▶ **Goal of the exercise**
The lines to extract run from the first line of the material below to the line containing "VOLTAGE CHART **********", both included; leave the pictures behind.

▶ **Source material**
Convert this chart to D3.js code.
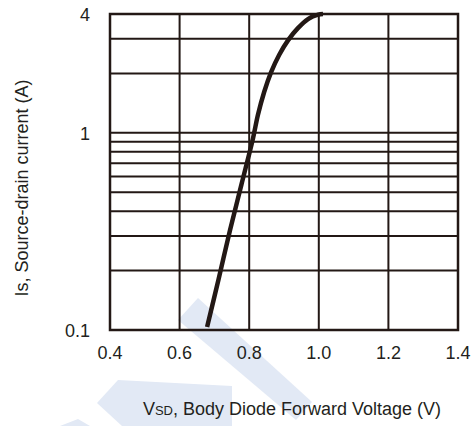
<!DOCTYPE html>
<html>
<head>
<meta charset="utf-8">
<script src="https://cdn.jsdelivr.net/npm/d3@7"></script>
<style>
	body { margin: 0; background: #fff; }
	svg text { font-family: 'Liberation Sans', Arial, sans-serif; fill: #231f20; }
</style>
</head>
<body>
<div id="chart"></div>
<script>
// ********** BODY DIODE FORWARD VOLTAGE CHART **********

// Curve values
const vsd = [0.679, 0.712, 0.745, 0.778, 0.811, 0.825, 0.843, 0.863, 0.886, 0.912, 0.940, 0.969, 0.998, 1.012];
const isd = [0.1035, 0.181, 0.321, 0.549, 0.939, 1.23, 1.61, 2.03, 2.48, 2.95, 3.39, 3.77, 3.97, 4.0];

// Grid and tick values
const xTicks = [0.4, 0.6, 0.8, 1.0, 1.2, 1.4];
const yGrid = [0.1, 0.2, 0.3, 0.4, 0.5, 0.6, 0.7, 0.8, 0.9, 1, 2, 3, 4];
const yLabels = [0.1, 1, 4];

// Chart size and margins
const width = 471;
const height = 426;
const margin = { top: 14, left: 110, right: 13, bottom: 96 };
const ink = '#231815';

const svg = d3.select('#chart')
	.append('svg')
	.attr('width', width)
	.attr('height', height);

// Faint watermark in the background (decoration only)
const watermark = [
	[[178, 320], [198, 298], [312, 402], [296, 420]],
	[[118, 380], [232, 386], [232, 426], [122, 426], [97, 403]],
	[[60, 426], [78, 419], [90, 426]]
];
svg.append('g')
	.attr('class', 'watermark')
	.selectAll('polygon')
	.data(watermark)
	.join('polygon')
	.attr('points', d => d.map(p => p.join(',')).join(' '))
	.attr('fill', '#e2e9f5');

// Scales
const xScale = d3.scaleLinear()
	.domain([0.4, 1.4])
	.range([margin.left, width - margin.right]);

const yScale = d3.scaleLog()
	.domain([0.1, 4])
	.range([height - margin.bottom, margin.top]);

// Grid lines
const grid = svg.append('g').attr('class', 'grid')
	.attr('stroke', ink)
	.attr('stroke-width', 2);

grid.selectAll('line.v')
	.data(xTicks)
	.join('line')
	.attr('class', 'v')
	.attr('x1', d => xScale(d))
	.attr('x2', d => xScale(d))
	.attr('y1', yScale(0.1))
	.attr('y2', yScale(4));

grid.selectAll('line.h')
	.data(yGrid)
	.join('line')
	.attr('class', 'h')
	.attr('x1', xScale(0.4))
	.attr('x2', xScale(1.4))
	.attr('y1', d => yScale(d))
	.attr('y2', d => yScale(d));

// Frame
svg.append('rect')
	.attr('x', xScale(0.4))
	.attr('y', yScale(4))
	.attr('width', xScale(1.4) - xScale(0.4))
	.attr('height', yScale(0.1) - yScale(4))
	.attr('fill', 'none')
	.attr('stroke', ink)
	.attr('stroke-width', 2.5);

// Tick labels
svg.append('g').attr('class', 'x labels')
	.selectAll('text')
	.data(xTicks)
	.join('text')
	.attr('x', d => xScale(d))
	.attr('y', height - margin.bottom + 29)
	.attr('text-anchor', 'middle')
	.style('font-size', '18px')
	.text(d => d3.format('.1f')(d));

svg.append('g').attr('class', 'y labels')
	.selectAll('text')
	.data(yLabels)
	.join('text')
	.attr('x', margin.left - 20)
	.attr('y', d => yScale(d))
	.attr('dy', '0.38em')
	.attr('text-anchor', 'end')
	.style('font-size', '18px')
	.text(d => d);

// Curve
const line = d3.line()
	.x(d => xScale(d[0]))
	.y(d => yScale(d[1]))
	.curve(d3.curveCatmullRom.alpha(0.5));

svg.append('path')
	.datum(vsd.map((v, i) => [v, isd[i]]))
	.attr('d', line)
	.attr('fill', 'none')
	.attr('stroke', ink)
	.attr('stroke-width', 4.5);

// Axis titles
const xTitle = svg.append('text')
	.attr('x', 292)
	.attr('y', 415)
	.attr('text-anchor', 'middle')
	.style('font-size', '18px');
xTitle.append('tspan').text('V');
xTitle.append('tspan').style('font-size', '13px').text('SD');
xTitle.append('tspan').text(', Body Diode Forward Voltage (V)');

svg.append('text')
	.attr('transform', 'translate(28, 188) rotate(-90)')
	.attr('text-anchor', 'middle')
	.style('font-size', '18px')
	.text('Is, Source-drain current (A)');
</script>
</body>
</html>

▶ **Finished task**
Convert this chart to D3.js code.
<!DOCTYPE html>
<html>
<head>
<meta charset="utf-8">
<script src="https://cdn.jsdelivr.net/npm/d3@7"></script>
<style>
	body { margin: 0; background: #fff; }
	svg text { font-family: 'Liberation Sans', Arial, sans-serif; fill: #231f20; }
</style>
</head>
<body>
<div id="chart"></div>
<script>
// ********** BODY DIODE FORWARD VOLTAGE CHART **********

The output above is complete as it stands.